After playing football for Oxford City in the early 1970s during a stint at British Leyland, the automotive and engineering conglomerate, he moved to the US and did a PhD in organisational behaviour and administration at the University of Kansas. Later, he moved to the new sports business department of the University of Massachusetts. After a few years in academia, and writing a book on sports marketing, he was hired in 1986 by the Pittsburgh Pirates baseball team. “They were in desperate shape,” he says. So he got the team aggressively selling to fans: calling, mailing them with offers based on their interests. In five seasons, he says, ticket revenues went from $7m to over $28m.

Mr Mullin believes he can make a sports customer out of anyone, even me. He pitches the patter used by his sales team. “I’m building a relationship with you, Emma. I’m asking questions in a really friendly, open honest way. What do you like to do?”

I tell him my entertainment demands are slightly restricted by my two-year-old. Bingo, he spots a way in. “What does your son like to do?” Play with Lego and sticks. Mr Mullin is not put off. “OK, tell me your son’s seven. What does your son like to do? Boom.” He has made a sale to me and my imaginary seven-year-old.

“Let’s say if your son was coming, he loved it,” he says. “You don’t really like football but you like the fact that we got something together as a family. So as a mum you’ll do it for your kids.”

Targeting the young is obviously a source of future custom. So, he says, trips to football clubs should be pitched to primary schools as rewards for good behaviour or academic achievement.

“You want to buy data off schools?” I ask. “No. Good God, no. No.” Instead he proposes forging relationships with schools, offering tickets as prizes for teachers and children.

His tireless sales instinct was learnt at the side of his father, an insurance salesman at Prudential, door to door collecting money from policyholders, pushing for more sales. Accompanying him on his tour of the neighbourhood impressed upon the young Mr Mullin the importance of relationships.

During the holidays, the little Bernie would be given a bunch of flowers to hand over to the mother in a house, the “gatekeeper” – “My dad knew her name, knew all about her family.” So he was cute child labour? “I don’t think Dad would have been that cynical.”

Every week his father would discover if he had made it to the top of Prudential’s salespeople. The family would clear the house just in case his father had done badly. “My dad would go ballistic. He was that competitive, that aggressive and wanted to be the top.”

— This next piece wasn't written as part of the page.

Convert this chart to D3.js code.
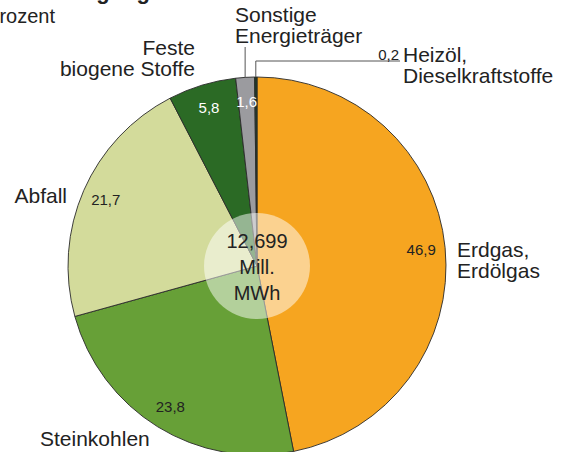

Relationships are important to his business. He trains his staff to find out who the gatekeepers are – getting to know a personal assistant is key to his bottom line: “You listen to them.” Sales staff are encouraged to pump them for information: what does your company like to do? Do you have suites? Do you have premium seats?

The work demands listening skills, he says. “My dad was good at listening . . . I’m good at listening.” He pauses.“It doesn’t sound like I’m good at listening.”

In truth he barely takes a breath.

Mr Mullin’s staff are “sports sales and entertainment consultants”. In each sales centre there is a sales scoreboard, on which they tally the number and duration of calls, how many appointments they have made, how many sales. He expects Aspire’s revenues to reach $12.5m in the next financial year.

There are also the rituals. “You make a sale, you walk up to the board, enter the information. You ring a bell, we celebrate the sale.” The goal is to engage fans by deploying sales tactics: capture, communicate, close. The team focuses first on reducing fan churn, before engaging the casual fan and then acquiring new ones.

He worries that people who are used to watching highlights of sports events on television are bored by the real thing. “We’re feeding the [attention deficit hyperactivity disorder] generation,” he says. But in an era of electronic communication, there is nothing like watching sport together. “It’s community.”